Data to use →
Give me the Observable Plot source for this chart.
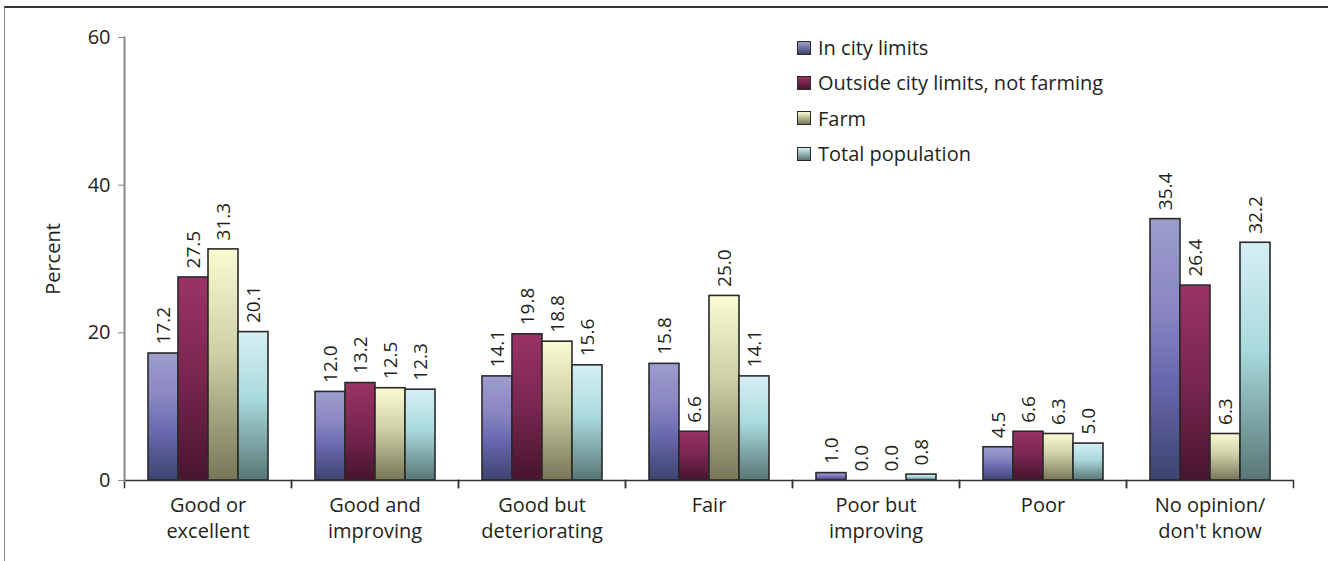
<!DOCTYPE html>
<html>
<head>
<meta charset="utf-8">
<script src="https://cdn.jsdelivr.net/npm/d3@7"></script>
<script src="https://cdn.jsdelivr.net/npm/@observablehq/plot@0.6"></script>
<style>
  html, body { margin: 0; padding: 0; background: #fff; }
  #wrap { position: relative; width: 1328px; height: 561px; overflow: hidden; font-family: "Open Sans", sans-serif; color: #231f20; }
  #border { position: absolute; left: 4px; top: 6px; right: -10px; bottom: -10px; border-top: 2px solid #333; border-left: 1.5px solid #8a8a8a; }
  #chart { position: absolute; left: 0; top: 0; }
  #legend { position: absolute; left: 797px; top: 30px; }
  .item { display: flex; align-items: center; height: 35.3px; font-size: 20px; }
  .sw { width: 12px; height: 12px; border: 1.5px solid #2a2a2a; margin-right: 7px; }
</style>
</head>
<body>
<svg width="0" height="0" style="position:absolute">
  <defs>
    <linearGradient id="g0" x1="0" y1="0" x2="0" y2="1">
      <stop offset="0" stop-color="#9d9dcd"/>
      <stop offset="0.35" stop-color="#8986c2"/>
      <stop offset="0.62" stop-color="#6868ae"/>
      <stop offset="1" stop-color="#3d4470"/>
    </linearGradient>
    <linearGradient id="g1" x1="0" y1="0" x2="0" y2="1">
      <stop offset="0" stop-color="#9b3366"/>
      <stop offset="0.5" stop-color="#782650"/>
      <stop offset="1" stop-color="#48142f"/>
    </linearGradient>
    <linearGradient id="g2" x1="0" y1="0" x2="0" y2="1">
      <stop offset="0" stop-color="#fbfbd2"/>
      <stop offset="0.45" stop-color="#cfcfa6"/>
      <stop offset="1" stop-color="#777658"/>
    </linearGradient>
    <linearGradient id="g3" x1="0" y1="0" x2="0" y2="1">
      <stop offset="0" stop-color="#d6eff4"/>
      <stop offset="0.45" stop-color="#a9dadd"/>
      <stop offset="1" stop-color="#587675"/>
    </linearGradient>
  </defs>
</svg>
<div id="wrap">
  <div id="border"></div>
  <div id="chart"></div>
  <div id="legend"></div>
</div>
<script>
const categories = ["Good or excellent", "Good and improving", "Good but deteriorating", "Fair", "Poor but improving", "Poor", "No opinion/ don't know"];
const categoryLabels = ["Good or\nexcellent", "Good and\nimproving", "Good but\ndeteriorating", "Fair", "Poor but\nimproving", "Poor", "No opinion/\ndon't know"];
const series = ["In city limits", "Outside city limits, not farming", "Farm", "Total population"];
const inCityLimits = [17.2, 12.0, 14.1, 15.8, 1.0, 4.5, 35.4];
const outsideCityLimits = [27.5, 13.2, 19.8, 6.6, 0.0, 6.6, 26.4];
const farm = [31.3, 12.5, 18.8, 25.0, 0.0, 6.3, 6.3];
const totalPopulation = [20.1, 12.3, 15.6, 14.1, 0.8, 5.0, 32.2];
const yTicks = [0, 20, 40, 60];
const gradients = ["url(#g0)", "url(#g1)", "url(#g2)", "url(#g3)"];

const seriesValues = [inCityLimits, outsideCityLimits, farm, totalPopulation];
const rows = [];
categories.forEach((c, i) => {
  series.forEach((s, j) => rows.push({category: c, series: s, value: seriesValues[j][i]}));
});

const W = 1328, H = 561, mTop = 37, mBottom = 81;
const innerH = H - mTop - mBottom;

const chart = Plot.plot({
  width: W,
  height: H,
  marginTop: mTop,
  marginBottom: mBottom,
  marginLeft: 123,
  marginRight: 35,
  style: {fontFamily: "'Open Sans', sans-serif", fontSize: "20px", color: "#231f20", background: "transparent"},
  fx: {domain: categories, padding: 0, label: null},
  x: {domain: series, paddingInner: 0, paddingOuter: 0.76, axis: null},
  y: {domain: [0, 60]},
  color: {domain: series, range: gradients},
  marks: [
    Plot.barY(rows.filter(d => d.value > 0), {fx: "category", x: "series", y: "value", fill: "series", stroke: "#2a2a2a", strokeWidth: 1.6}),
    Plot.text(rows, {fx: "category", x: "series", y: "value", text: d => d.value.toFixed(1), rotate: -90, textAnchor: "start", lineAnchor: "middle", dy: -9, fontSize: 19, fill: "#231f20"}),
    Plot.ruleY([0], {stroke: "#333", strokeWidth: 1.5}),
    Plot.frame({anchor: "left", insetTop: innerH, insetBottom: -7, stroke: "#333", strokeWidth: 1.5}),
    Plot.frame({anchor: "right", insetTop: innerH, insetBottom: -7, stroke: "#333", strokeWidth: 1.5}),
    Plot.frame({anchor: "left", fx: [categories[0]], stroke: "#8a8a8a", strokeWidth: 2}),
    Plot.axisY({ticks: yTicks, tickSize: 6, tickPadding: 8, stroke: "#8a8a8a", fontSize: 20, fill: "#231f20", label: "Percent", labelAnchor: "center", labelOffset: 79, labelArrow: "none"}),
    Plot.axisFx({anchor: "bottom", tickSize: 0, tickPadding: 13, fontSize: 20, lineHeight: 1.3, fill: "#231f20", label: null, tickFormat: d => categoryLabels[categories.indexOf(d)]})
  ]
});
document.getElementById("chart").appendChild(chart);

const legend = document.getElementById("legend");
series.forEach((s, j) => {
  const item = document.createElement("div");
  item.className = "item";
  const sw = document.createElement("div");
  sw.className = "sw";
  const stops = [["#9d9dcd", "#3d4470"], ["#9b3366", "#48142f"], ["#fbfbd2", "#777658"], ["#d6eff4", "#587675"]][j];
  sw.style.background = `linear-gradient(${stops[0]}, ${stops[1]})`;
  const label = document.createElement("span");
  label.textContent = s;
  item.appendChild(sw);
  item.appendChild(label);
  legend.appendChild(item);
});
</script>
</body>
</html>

...

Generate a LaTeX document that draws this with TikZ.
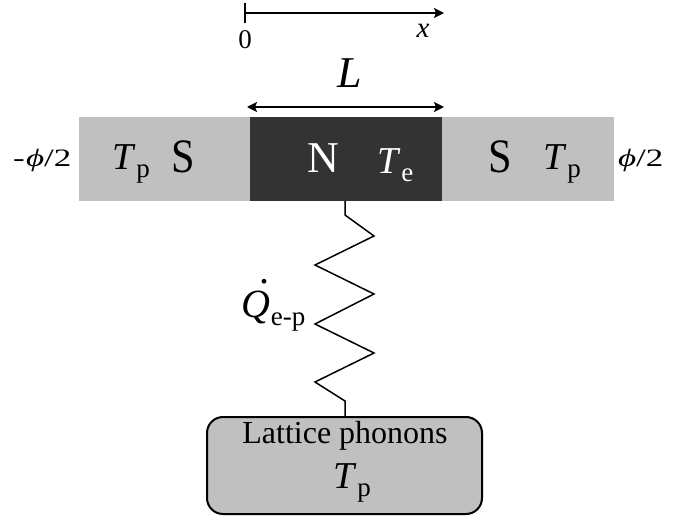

Exercise goal → Count the lines that hold the string "document" and state that number alone.

The response → 6